Much of that is because some of the discussions in the class have started driving me a bit mad. (Prepare yourself, I'm about to sound elitist and snobbish.) One discussion in particular that was frustrating to me is one that we had last week about exactly what creative non-fiction means. Because even though it is marked as "non-fiction", there really isn't such a thing as absolute truth in memory. It doesn't exist. Our "earliest memories" may or may not be real. The way we tell an experience may be different than exactly what happened. We consciously and subconsciously re-write the past all the time.

This makes some of them feel dishonest. Because the past has to have some kind of existence somewhere, right? Everything is present before the Lord - if nothing else, He has to have a record of the absolute real truth.

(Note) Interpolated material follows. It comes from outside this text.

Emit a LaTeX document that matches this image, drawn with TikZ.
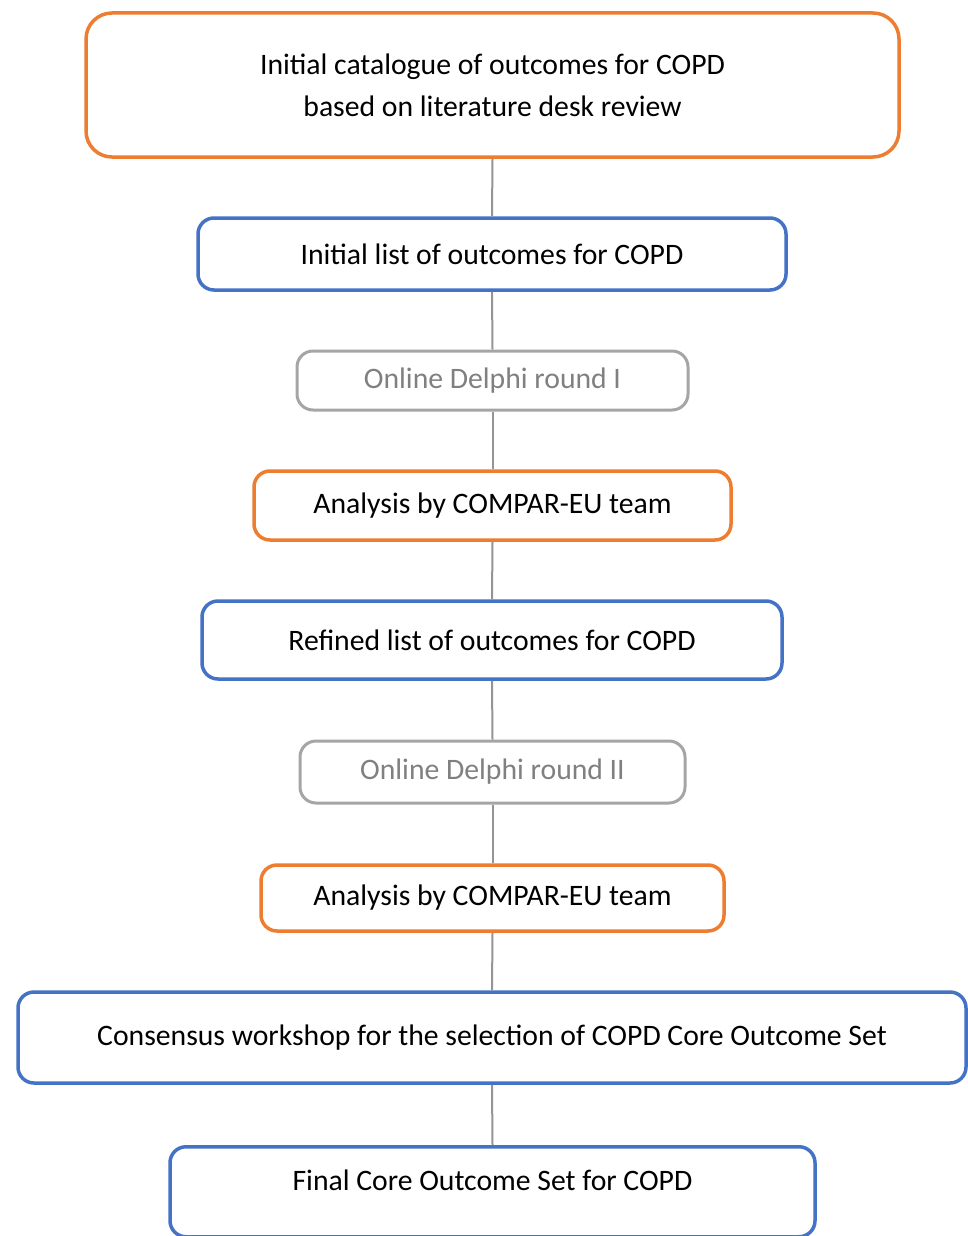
\documentclass[tikz,border=0pt]{standalone}
\usepackage{fontspec}
\setmainfont{Carlito}
\definecolor{corange}{HTML}{ED7D31}
\definecolor{cblue}{HTML}{4472C4}
\definecolor{cgray}{HTML}{A5A5A5}
\definecolor{tgray}{HTML}{808080}
\begin{document}
\begin{tikzpicture}[x=1pt,y=-1pt,
  box/.style={rounded corners=16pt, line width=3.5pt, fill=white, inner sep=0pt, align=center,
    font=\fontsize{29.7}{42}\selectfont, text=black},
  obox/.style={box, draw=corange},
  bbox/.style={box, draw=cblue},
  gbox/.style={box, draw=cgray, line width=3pt, text=tgray},
  link/.style={draw=cgray!90!black, line width=2pt}]
\useasboundingbox (0,0) rectangle (968,1236);
\begin{scope}
\clip (0,0) rectangle (968,1236);
\node[obox, minimum width=813pt, minimum height=144pt, rounded corners=26pt] (n1) at (492.5,85) {Initial catalogue of outcomes for COPD\\based on literature desk review};
\node[bbox, minimum width=588pt, minimum height=72pt] (n2) at (492,254) {Initial list of outcomes for COPD};
\node[gbox, minimum width=391pt, minimum height=59pt] (n3) at (492.5,380.5) {Online Delphi round I};
\node[obox, minimum width=477pt, minimum height=69pt] (n4) at (492.5,505.5) {Analysis by COMPAR-EU team};
\node[bbox, minimum width=580pt, minimum height=78pt] (n5) at (492,640) {Refined list of outcomes for COPD};
\node[gbox, minimum width=385pt, minimum height=62pt] (n6) at (492.5,772) {Online Delphi round II};
\node[obox, minimum width=463pt, minimum height=66pt] (n7) at (492.5,898) {Analysis by COMPAR-EU team};
\node[bbox, minimum width=948pt, minimum height=91pt] (n8) at (492,1037.5) {Consensus workshop for the selection of COPD Core Outcome Set};
\node[bbox, minimum width=645pt, minimum height=90pt, anchor=north] (n9) at (492.5,1145) {};
\node[font=\fontsize{29.7}{36}\selectfont] (t9) at (492.5,1180) {Final Core Outcome Set for COPD};
\end{scope}
\draw[link] (n1.south) -- (n2.north);
\draw[link] (n2.south) -- (n3.north);
\draw[link] (n3.south) -- (n4.north);
\draw[link] (n4.south) -- (n5.north);
\draw[link] (n5.south) -- (n6.north);
\draw[link] (n6.south) -- (n7.north);
\draw[link] (n7.south) -- (n8.north);
\draw[link] (n8.south) -- (n9.north);
\end{tikzpicture}
\end{document}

But does that matter for me? As a writer, does it matter if I tell the exact absolute truth as I saw it with my own eyes or is it more important to try and capture some other "essence" of my "memories"?

The funny thing is that when I try and write about the conflict in what truth is absolute and what truth I construct for myself - it frustrates me. I can't really define it. All I can really say is that when I write, if something feels honest to me, then I run with it. Even if I know that it isn't exactly true. Take my England essays for example - there were times when I would downplay or exaggerate certain elements of a story in order to bring out other more important points. The point of an essay isn't to put a stamp on this inanimate thing you have in your head - to put words to something that is wordless - it's the same as adapting a book to film. You have these two different mediums - mind and word - and you have to find a way to reconcile the two.

It makes me wonder, though, whether God will take into account, somehow, what our memories tell us. I'm sure there are several stories in my mind that are somehow not right thanks to time and space and perspective shifts - but does that matter?

The longer I think about the word 'truth' the more I feel that there aren't many 'truths' out there that are 'absolute' in the conventional connotation of the word.